また、本実施形態では、アッパクランプ56を車両上下方向および前後方向の四隅でディスタンスブラケット57と当接させる構成であるが、例えばクランプ突出端の長さを調整する等して、3箇所で当接するように構成しても同様の作用効果が得られる。
さらに、本実施の形態では、チルト調整とテレスコ調整の両方が可能なステアリングコラム装置であるが、この構造に限定されることなくチルト調整のみ、テレスコ調整のみ可能なステアリングコラム装置であっても良い。
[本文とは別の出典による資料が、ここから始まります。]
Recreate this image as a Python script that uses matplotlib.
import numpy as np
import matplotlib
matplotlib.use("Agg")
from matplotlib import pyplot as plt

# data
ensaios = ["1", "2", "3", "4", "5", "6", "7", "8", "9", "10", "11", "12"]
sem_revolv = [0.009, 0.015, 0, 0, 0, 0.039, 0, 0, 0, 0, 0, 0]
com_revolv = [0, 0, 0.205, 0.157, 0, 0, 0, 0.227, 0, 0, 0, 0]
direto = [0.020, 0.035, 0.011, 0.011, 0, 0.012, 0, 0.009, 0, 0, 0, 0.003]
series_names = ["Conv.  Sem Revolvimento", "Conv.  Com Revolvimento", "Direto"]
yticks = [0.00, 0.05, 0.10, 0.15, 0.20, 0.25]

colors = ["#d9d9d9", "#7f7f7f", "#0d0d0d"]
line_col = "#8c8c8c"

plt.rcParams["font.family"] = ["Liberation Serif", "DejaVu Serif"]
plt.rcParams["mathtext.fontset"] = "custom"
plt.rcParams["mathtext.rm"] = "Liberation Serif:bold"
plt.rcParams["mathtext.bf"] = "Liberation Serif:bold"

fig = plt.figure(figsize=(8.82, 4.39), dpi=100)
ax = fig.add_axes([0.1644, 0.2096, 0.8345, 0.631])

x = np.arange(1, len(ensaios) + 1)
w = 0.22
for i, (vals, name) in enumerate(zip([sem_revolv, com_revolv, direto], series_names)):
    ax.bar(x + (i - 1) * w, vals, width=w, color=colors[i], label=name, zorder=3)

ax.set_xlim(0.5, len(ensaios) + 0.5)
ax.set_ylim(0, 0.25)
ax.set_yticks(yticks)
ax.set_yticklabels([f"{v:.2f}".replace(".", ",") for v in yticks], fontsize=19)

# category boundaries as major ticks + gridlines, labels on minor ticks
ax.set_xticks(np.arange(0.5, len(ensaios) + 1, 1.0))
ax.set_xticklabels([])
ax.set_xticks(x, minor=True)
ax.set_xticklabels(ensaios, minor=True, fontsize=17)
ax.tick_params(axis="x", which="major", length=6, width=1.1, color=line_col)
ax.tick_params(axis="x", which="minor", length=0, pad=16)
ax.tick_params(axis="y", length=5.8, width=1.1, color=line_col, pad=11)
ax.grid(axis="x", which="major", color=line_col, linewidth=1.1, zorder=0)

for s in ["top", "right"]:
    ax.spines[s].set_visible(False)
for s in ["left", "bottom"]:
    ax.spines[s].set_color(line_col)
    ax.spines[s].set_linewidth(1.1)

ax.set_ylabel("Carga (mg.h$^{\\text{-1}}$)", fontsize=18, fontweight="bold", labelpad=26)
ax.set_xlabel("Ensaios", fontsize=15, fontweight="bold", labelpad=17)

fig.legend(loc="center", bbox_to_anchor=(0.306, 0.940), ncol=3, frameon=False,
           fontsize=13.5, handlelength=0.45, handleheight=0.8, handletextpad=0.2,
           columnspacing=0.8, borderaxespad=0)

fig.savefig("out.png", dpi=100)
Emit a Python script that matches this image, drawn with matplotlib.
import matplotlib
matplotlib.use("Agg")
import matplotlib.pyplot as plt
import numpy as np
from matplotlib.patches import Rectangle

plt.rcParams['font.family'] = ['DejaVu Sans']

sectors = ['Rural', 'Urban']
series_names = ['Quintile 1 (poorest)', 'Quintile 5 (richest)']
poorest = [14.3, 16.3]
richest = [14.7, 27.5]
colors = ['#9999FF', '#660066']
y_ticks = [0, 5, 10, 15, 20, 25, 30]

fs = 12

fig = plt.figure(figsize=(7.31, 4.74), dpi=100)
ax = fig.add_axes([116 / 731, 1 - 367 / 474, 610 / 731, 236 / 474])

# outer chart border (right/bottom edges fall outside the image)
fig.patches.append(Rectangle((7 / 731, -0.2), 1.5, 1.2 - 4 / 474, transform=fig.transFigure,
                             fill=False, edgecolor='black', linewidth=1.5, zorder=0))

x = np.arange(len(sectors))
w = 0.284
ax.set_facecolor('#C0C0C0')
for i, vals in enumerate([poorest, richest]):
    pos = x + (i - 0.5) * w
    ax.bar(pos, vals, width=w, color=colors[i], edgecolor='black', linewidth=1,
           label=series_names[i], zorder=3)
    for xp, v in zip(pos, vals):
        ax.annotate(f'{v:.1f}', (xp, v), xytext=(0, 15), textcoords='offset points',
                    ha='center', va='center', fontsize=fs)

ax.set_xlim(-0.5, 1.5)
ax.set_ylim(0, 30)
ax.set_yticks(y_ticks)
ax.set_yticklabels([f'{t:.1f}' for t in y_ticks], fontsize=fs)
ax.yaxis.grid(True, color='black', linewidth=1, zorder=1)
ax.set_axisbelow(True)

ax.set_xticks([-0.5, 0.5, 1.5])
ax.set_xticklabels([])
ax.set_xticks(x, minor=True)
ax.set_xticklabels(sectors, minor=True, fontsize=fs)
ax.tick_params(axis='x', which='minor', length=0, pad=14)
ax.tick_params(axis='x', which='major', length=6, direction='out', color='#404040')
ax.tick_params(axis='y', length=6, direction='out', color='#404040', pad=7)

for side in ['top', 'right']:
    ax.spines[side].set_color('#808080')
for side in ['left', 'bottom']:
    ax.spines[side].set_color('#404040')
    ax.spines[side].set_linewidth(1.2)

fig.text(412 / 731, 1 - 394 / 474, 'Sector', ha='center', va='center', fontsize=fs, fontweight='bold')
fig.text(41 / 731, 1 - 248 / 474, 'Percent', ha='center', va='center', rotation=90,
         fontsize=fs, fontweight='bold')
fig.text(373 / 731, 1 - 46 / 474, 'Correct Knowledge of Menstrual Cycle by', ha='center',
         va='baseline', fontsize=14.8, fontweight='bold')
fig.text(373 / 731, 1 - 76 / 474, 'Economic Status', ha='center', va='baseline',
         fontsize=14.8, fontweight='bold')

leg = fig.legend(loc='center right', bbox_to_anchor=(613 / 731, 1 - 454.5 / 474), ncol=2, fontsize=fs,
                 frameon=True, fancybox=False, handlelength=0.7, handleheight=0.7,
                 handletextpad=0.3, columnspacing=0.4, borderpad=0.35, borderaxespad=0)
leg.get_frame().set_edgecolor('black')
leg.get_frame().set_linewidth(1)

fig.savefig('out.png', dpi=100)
また、本実施の形態では、クランプ突出端およびチューブ突出端が、クランプおよびチューブに一体成形されているが、これに限定されることなく別体の突出端を固着させても良い。
1 ステアリングコラム装置
2 ステアリングシャフト
2a アッパシャフト
4 アウターチューブ
5 インナーチューブ
7 アッパクランプ(クランプ)
9 クランプ用ボルト
10 操作レバー
12,13 側板
12a,13a クランプ突出端
13b 段差部
13c 突出端
23 車体
33a〜33d チューブ突出端
51 ステアリングコラム装置
54 インナーチューブ
55 車体
56 アッパクランプ(クランプ)
58 クランプ用ボルト
59 操作レバー
61,62 側板
61a,62a クランプ突出端
68a〜68d チューブ突出端
70,72 カラー
71 アウターチューブ

Claims (4)

  1. 一端を車体に支持されるとともに、ステアリングシャフトを内部に回転自在に軸支するインナーチューブと、
    前記車体に固定されるクランプによって一端が支持されるとともに、前記ステアリングシャフトを内部に回転自在に軸支し、前記インナーチューブと嵌合して配置されるアウターチューブと、
    前記クランプおよび前記アウターチューブを貫通するクランプ用ボルトと、
    前記クランプ用ボルトと一体に回転する操作レバーとを備えたチルト調整またはテレスコ調整可能なステアリングコラム装置であって、
    前記クランプは、相対向するとともに前記アウターチューブを挟むように配置される一対の側板を有し、これら一対の側板に、該側板の車両前後方向の両端部の内面側に、且つ車両上下方向に沿って突設されたクランプ突出端と、
    前記アウターチューブに、該アウターチューブの車両上下方向の両端部の外面側に、且つ前記ステアリングシャフトの軸方向に沿って突設されたチューブ突出端とを備え、
    前記クランプ突出端と前記チューブ突出端とを当接配置することにより、前記クランプと前記アウターチューブとの当接部が、各側板について4箇所ずつ、計8箇所構成され、
    これら当接部を介して、前記クランプに前記アウターチューブを支持することを特徴とするステアリングコラム装置。
  2. 請求項1に記載のステアリングコラム装置であって、
    前記当接部の内の前記各側板について2箇所ずつ、計4箇所を、前記ステアリングコラムチューブの軸心高さに、または軸心近傍から上方に配設したことを特徴とするステアリングコラム装置。
  3. 請求項1または2に記載のステアリングコラム装置であって、
    前記当接部の少なくとも一部を、前記クランプ用ボルトのボルト軸近傍に設けたことを特徴とするステアリングコラム装置。
  4. 請求項1〜3のいずれか1項に記載のステアリングコラム装置であって、
    前記クランプと前記アウターチューブとの間に、前記クランプの変形防止のカラーを設けたことを特徴とするステアリングコラム装置。